Par le bref Exponendum Nobis curasti, du même jour, il fut nommé
vicaire apostolique de la Cochinchine orientale, qui comptait neuf
provinces depuis le Binh-thuan jusqu'au Quang-binh inclusivement. Ce
bref lui donnait également le droit de prendre un coadjuteur, ce
qu'il fit en 1846, en choisissant et en sacrant Mgr Pellerin. Deux
autres brefs : Curasti Nobis (Jus Pont. de Prop. Fid., vi, 1re
part., p. 5), du 14 juillet 1846, et Exponendum Nobis (Jus Pont. de
Prop. Fid., vi, 1re part., p. 85), du 28 août 1849, lui accordèrent
le même droit, dont il n'usa pas. En ces temps de persécution
sanglante, où évêques et missionnaires étaient exposés à disparaître
si rapidement, Rome prenait les plus minutieuses précautions pour
assurer la perpétuité de l'autorité.
Un autre bref, Postulat
apostolici (Jus Pont. de Prop. Fid., vi, 1re part., p. 103), du 27
août 1850, divisa la Cochinchine orientale en deux vicariats, comme
il l'avait demandé : il conserva les six provinces du centre :
Quang-nam, Quang-ngai, Binh-dinh, Phu-yen, Khanh-hoa, Binh-thuan,
qui formèrent, avec le pays des Sauvages, la mission de Cochinchine
orientale dont il fut le vicaire apostolique jusqu'à sa mort.

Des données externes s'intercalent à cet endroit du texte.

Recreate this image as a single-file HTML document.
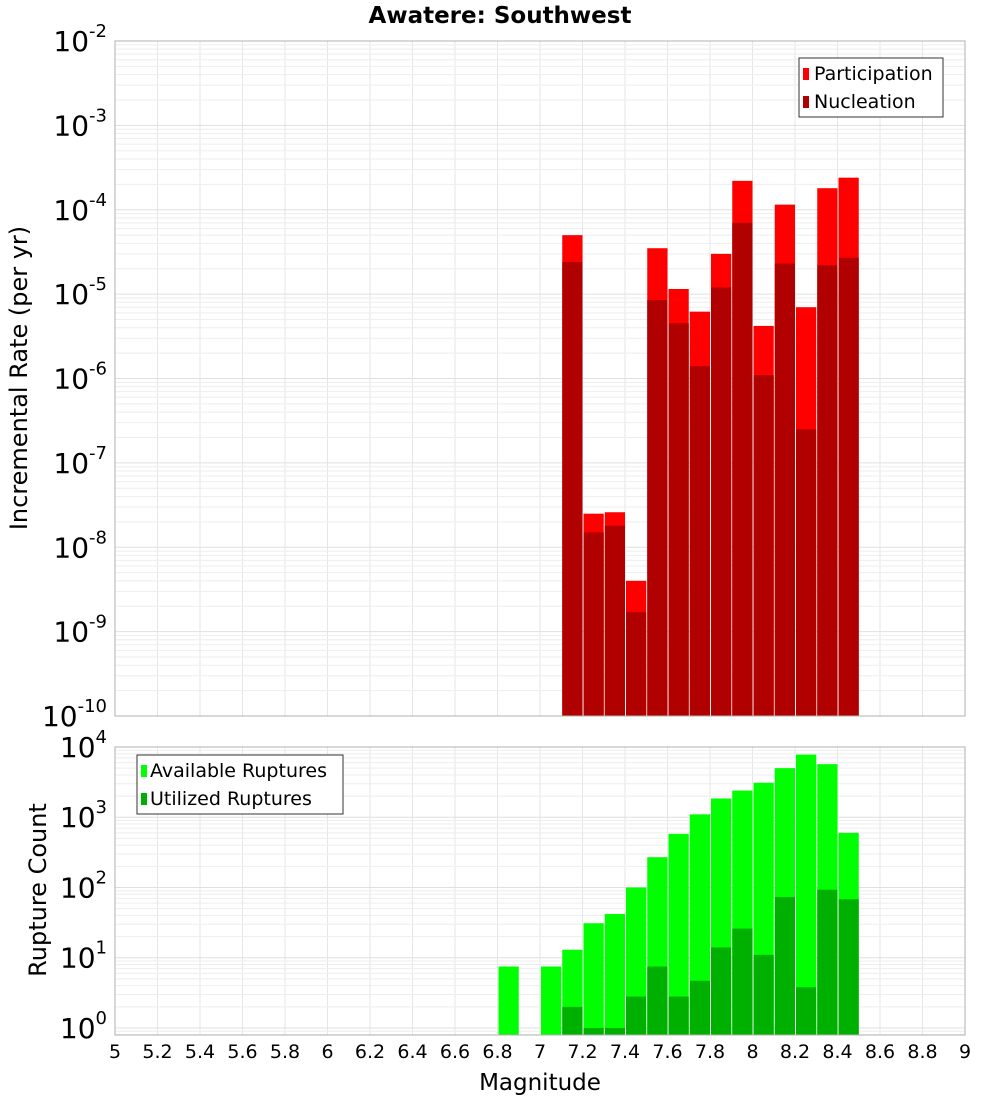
<!DOCTYPE html>
<html><head><meta charset="utf-8">
<style>
body{margin:0;background:#fff;}
svg text{font-family:"DejaVu Sans","Liberation Sans",sans-serif;}
</style></head>
<body>
<svg id="chart" width="1000" height="1100" xmlns="http://www.w3.org/2000/svg">
<text x="500" y="23" text-anchor="middle" font-size="23" font-weight="bold">Awatere: Southwest</text>
<g id="top-grid"></g>
<g id="top-bars"></g>
<g id="bot-grid"></g>
<g id="bot-bars"></g>
<g id="axes"></g>
<text transform="translate(27,378) rotate(-90)" text-anchor="middle" font-size="24">Incremental Rate (per yr)</text>
<text transform="translate(46,890) rotate(-90)" text-anchor="middle" font-size="24">Rupture Count</text>
<text x="540" y="1090" text-anchor="middle" font-size="23">Magnitude</text>
<g>
<rect x="799" y="58" width="144" height="59" fill="#fff" stroke="#333" stroke-width="1"/>
<rect x="803" y="68" width="6" height="12" fill="#ff0000"/>
<text x="814" y="80" font-size="19">Participation</text>
<rect x="803" y="96" width="6" height="12" fill="#b00000"/>
<text x="814" y="108" font-size="19">Nucleation</text>
</g>
<g>
<rect x="137" y="755" width="206" height="59" fill="#fff" stroke="#333" stroke-width="1"/>
<rect x="141" y="765" width="6" height="12" fill="#00ff00"/>
<text x="150" y="777" font-size="19">Available Ruptures</text>
<rect x="141" y="793" width="6" height="12" fill="#00b000"/>
<text x="150" y="805" font-size="19">Utilized Ruptures</text>
</g>
</svg>
<script>
const topBins=[7.1,7.2,7.3,7.4,7.5,7.6,7.7,7.8,7.9,8.0,8.1,8.2,8.3,8.4];
const participation=[5e-5,2.5e-8,2.6e-8,4e-9,3.5e-5,1.15e-5,6.2e-6,3e-5,2.2e-4,4.2e-6,1.15e-4,7e-6,1.8e-4,2.4e-4];
const nucleation=[2.4e-5,1.5e-8,1.8e-8,1.7e-9,8.5e-6,4.5e-6,1.4e-6,1.2e-5,7e-5,1.1e-6,2.3e-5,2.5e-7,2.2e-5,2.7e-5];
const botBins=[6.8,7.0,7.1,7.2,7.3,7.4,7.5,7.6,7.7,7.8,7.9,8.0,8.1,8.2,8.3,8.4];
const available=[7.5,7.5,13,31,42,100,270,580,1100,1850,2400,3100,5000,7800,5700,600];
const utilized=[0,0,2,1,1,2.8,7.5,2.8,4.7,14,26,11,73,3.8,93,68];
const xTicks=[5,5.2,5.4,5.6,5.8,6,6.2,6.4,6.6,6.8,7,7.2,7.4,7.6,7.8,8,8.2,8.4,8.6,8.8,9];
const topExps=[-2,-3,-4,-5,-6,-7,-8,-9,-10];
const botExps=[4,3,2,1,0];

const NS='http://www.w3.org/2000/svg';
const L=115,R=965,T1=41,B1=716,T2=747,B2=1035;
const X=m=>L+(m-5)*(R-L)/4;
const Y1=v=>T1+(-2-Math.log10(v))*(B1-T1)/8;
const botMin=-0.1,botMax=4.0;
const Y2=v=>B2-(Math.log10(v)-botMin)*(B2-T2)/(botMax-botMin);
function mk(parent,tag,attrs){const e=document.createElementNS(NS,tag);for(const k in attrs)e.setAttribute(k,attrs[k]);document.getElementById(parent).appendChild(e);return e;}

function grid(gid,top,bot,yf,lo,hi){
  for(let m=5;m<=9.001;m+=0.2){const x=X(m);const e=mk(gid,'line',{x1:x,x2:x,y1:top,y2:bot,stroke:'#e6e6e6','stroke-width':1});
    }
  for(let d=lo;d<hi;d++)for(let k=1;k<10;k++){const y=yf(k*Math.pow(10,d));if(y<top-0.5||y>bot+0.5)continue;
    const e=mk(gid,'line',{x1:L,x2:R,y1:y,y2:y,stroke:k==1?'#e0e0e0':'#eeeeee','stroke-width':1});
    }
}
grid('top-grid',T1,B1,Y1,-10,-1);
grid('bot-grid',T2,B2,Y2,-1,5);

function bars(gid,bins,vals,yf,base,color,name){
  bins.forEach((b,i)=>{const v=vals[i];if(!(v>0))return;const x0=X(b)+1,x1=X(b+0.1);const y=Math.max(yf(v),0);
    const e=mk(gid,'rect',{x:x0,y:y,width:x1-x0,height:Math.max(base-y,0),fill:color});
    });
}
bars('top-bars',topBins,participation,Y1,B1,'#ff0000','bar-participation');
bars('top-bars',topBins,nucleation,Y1,B1,'#b00000','bar-nucleation');
bars('bot-bars',botBins,available,Y2,B2,'#00ff00','bar-available');
bars('bot-bars',botBins,utilized,Y2,B2,'#00b000','bar-utilized');

[[T1,B1],[T2,B2]].forEach(([t,b])=>{const e=mk('axes','rect',{x:L,y:t,width:R-L,height:b-t,fill:'none',stroke:'#b0b0b0','stroke-width':1});
  });

function powLabel(y,exp,name){
  const t=mk('axes','text',{x:107,y:y+10,'text-anchor':'end','font-size':28});
  
  const a=document.createElementNS(NS,'tspan');a.textContent='10';t.appendChild(a);
  const s=document.createElementNS(NS,'tspan');s.setAttribute('dy','-14');s.setAttribute('font-size','18');s.textContent=String(exp);t.appendChild(s);
}
topExps.forEach(e=>powLabel(Y1(Math.pow(10,e)),e,'y-tick-top'));
botExps.forEach(e=>powLabel(Y2(Math.pow(10,e)),e,'y-tick-bottom'));
xTicks.forEach(m=>{const t=mk('axes','text',{x:X(m),y:1058,'text-anchor':'middle','font-size':19});
  t.textContent=String(m);});
</script>
</body></html>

L'autre vicariat reçut le nom de Cochinchine septentrionale, avec
Mgr Pellerin à sa tête.
Quoique très occupé par
les affaires de son vicariat, toujours sous le coup de la
persécution, il étudiait et donnait fréquemment son opinion sur la
marche de la Société des M.-E. ; et comme, à cette époque, il était
question de la revision du Règlement général, il exposa à plusieurs
reprises ses vues sur ce sujet.
En 1854, il faillit
être arrêté ; le dévouement des chrétiens le sauva. Peu à peu ses
forces déclinèrent, il ressentit les premiers symptômes de l'anémie
cérébrale ; mais sa volonté de rester à son poste ne fléchit pas, et
à toutes les instances faites par ses missionnaires pour qu'il
s'éloignât, il répondait : "Le bon Pasteur donne sa vie pour ses
brebis." Quand il apprit l'occupation de Saïgon par les
Français, et le redoublement de persécution qui s'en suivit dans les
pays annamites, il voulut que son provicaire, Herrengt, quittât la
mission pour se mettre en sûreté ; lui demeura à Go-thi.
En 1861, sur la
nouvelle que des perquisitions devaient être effectuées dans cette
paroisse, il se réfugia à Go-boi, chez une chrétienne ; il y fut
presque aussitôt recherché par le sous-préfet, et, après être
demeuré dans une étroite cachette pendant un jour et demi, sans
nourriture, il se livra lui-même. C'était le 28 octobre. Il fut
emmené à Binh-dinh avec plusieurs fidèles, et enfermé dans l'écurie
des éléphants de guerre, où bientôt il tomba gravement malade. Il
succomba le 14 novembre 1861, vers minuit. Il venait d'expirer,
quand arriva l'ordre du roi Tu-duc de le décapiter, " pour avoir
commis le crime de prêcher la religion chrétienne ". Cet ordre ne
fut pas exécuté. Le confesseur de la foi fut enterré, sans cercueil,
non loin de la citadelle.
En 1862, Tu-duc
prescrivit de jeter à la mer les cadavres des catholiques morts en
prison, et porta par un décret spécial la même sentence contre
l'évêque. Le corps de Mgr Cuenot fut exhumé ; quoique dans un
terrain humide depuis plusieurs mois, il était resté frais et
souple, les cheveux et la barbe étaient intacts ; il fut jeté au
fleuve près du hameau de Phong ; il n'a jamais pu être retrouvé,
malgré les recherches des chrétiens.
Le décret introduisant
la Cause du confesseur de la foi est du 13 février 1879, le bref de
sa Béatification du 11 avril 1909, et les solennités de cette
Béatification ont été célébrées à Saint-Pierre de Rome le 2 mai
1909. Au Séminaire des M.-E., la Salle des Bienheureux renferme
plusieurs objets, entre autres un calice ayant appartenu au martyr.
Dans la mission des Sauvages dont il fut l'inspirateur, la
principale école porte son nom ; elle est établie à Kon-tum.